Implications for Corporate Activism and Trust
Many experts view this episode as a bellwether for Silicon Valley’s values. Wharton professor Kevin Werbach notes that tech firms have long assumed they are “doing good,” so it comes as a shock to be suddenly seen as agents of evil when employees highlight morally fraught contracts. In Werbach’s words, workers feel projects like ICE enforcement or censored search go “against the company mission,” and they expect leaders to honor the firm’s principles. Harvard fellow Dipayan Ghosh concurs: companies today face a “profits vs. public interest” dilemma, and the balance is shifting because “employees see that they have power, too”.
For Salesforce, the stakes are high. A failure to address employees’ demands could erode internal morale and external reputation. The company famously builds its brand around trust and values – in fact, its motto is “Trust in Success.” If Salesforce continues business-as-usual with ICE, critics argue the firm risks being seen as hypocritical. On the other hand, actually cutting ties with ICE could set a precedent of principled non-participation in controversial government projects, potentially inspiring similar moves across the industry. At a minimum, the intensity of this internal revolt suggests that tech firms can no longer ignore social-justice concerns when negotiating contracts.
As one insider put it, many tech workers have hit “their limit” of what they can tolerate. In past cases (such as Google’s 2018 exit from the Pentagon’s Project Maven), employee pressure has proven powerful: Google quietly shelved that AI contract after staff objections.
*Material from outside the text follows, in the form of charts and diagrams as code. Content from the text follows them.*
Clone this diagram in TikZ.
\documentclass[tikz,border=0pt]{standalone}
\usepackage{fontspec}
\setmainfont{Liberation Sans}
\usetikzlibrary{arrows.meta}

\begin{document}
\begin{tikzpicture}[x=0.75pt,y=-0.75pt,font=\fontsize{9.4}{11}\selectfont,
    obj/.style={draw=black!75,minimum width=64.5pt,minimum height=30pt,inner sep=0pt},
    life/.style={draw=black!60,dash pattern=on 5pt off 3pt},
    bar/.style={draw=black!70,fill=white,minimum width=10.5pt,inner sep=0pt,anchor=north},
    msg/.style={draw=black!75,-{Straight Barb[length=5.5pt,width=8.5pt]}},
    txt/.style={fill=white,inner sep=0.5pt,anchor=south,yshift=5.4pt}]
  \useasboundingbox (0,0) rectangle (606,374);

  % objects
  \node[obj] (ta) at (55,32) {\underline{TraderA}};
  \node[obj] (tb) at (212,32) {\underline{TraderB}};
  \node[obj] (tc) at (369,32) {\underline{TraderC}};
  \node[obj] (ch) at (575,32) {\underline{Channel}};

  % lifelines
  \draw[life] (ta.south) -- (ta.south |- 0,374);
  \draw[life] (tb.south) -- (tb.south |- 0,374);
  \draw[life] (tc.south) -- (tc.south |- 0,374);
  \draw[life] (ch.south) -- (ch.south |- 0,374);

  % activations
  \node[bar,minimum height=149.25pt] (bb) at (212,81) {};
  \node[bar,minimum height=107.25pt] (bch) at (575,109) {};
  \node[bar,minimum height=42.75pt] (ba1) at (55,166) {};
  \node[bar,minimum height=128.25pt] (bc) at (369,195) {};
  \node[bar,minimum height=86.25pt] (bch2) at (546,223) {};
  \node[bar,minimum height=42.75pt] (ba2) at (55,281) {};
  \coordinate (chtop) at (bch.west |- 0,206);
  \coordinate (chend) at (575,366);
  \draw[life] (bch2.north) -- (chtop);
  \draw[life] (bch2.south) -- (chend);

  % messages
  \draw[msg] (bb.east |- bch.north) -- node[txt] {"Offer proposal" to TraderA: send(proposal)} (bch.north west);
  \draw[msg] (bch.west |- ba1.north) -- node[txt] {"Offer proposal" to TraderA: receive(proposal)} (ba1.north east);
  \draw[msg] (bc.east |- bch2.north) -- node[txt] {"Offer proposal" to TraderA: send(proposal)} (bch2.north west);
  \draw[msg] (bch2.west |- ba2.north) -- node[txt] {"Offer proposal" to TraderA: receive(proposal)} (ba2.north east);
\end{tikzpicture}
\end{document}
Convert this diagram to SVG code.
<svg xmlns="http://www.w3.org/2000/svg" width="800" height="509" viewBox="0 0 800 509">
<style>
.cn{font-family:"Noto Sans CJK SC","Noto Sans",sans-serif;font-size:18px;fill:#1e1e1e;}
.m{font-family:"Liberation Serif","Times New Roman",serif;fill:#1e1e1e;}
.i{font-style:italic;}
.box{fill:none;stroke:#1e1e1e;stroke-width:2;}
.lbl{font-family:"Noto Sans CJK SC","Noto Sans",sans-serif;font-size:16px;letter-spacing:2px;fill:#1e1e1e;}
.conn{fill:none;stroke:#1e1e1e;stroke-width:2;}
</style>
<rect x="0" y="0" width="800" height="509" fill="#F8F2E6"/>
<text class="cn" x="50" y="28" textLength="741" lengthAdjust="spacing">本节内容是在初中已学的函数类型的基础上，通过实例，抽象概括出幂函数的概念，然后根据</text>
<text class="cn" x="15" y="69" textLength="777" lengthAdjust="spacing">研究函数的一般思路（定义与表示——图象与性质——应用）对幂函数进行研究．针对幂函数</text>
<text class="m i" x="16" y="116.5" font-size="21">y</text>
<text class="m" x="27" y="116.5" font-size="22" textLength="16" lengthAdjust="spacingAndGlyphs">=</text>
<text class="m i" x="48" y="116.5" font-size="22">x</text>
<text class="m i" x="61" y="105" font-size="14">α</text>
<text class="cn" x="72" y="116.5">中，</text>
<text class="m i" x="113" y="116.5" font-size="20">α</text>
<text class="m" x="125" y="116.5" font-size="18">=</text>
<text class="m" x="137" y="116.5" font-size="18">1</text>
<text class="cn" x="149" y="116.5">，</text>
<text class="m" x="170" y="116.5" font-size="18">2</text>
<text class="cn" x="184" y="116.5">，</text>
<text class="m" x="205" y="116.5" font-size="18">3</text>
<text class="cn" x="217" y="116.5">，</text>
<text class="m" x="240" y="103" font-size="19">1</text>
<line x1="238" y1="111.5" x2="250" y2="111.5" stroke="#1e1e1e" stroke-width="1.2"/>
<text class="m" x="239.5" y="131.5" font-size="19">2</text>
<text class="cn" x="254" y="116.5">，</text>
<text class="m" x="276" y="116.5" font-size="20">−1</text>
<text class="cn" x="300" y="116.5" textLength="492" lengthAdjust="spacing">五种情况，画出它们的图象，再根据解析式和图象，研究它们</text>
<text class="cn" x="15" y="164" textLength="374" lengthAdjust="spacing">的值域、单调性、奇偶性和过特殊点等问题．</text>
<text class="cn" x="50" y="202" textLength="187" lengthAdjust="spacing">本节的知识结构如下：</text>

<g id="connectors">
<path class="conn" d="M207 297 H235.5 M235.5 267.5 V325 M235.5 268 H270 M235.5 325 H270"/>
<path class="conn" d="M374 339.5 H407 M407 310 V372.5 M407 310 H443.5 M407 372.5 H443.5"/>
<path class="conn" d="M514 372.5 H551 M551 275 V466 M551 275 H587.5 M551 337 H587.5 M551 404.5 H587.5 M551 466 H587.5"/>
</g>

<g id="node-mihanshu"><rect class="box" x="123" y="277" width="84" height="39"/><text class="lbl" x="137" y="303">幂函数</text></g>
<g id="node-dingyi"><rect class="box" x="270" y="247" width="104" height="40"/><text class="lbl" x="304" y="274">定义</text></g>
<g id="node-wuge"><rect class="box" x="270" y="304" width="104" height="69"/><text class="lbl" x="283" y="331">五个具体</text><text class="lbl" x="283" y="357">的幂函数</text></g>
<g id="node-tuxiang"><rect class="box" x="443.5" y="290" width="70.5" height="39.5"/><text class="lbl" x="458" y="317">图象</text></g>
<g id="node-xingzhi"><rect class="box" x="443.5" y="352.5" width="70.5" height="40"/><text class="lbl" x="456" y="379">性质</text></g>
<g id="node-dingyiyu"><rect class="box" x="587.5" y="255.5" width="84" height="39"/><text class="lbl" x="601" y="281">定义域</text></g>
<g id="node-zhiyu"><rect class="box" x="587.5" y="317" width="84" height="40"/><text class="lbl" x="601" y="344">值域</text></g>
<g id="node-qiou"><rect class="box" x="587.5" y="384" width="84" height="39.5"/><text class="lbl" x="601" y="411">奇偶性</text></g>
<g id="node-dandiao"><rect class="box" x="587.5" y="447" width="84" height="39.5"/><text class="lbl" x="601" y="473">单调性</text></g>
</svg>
Now Salesforce is being tested in front of a public audience: will its leadership listen to employees and the public, or double down on its existing course?
The answer could signal whether corporate “social responsibility” is more than just marketing language. Either way, analysts agree this episode underscores a broader shift: tech employees are no longer content to defer to management on moral questions. The Salesforce-ICE conflict has become a high-profile proof point in that new era of corporate ethics.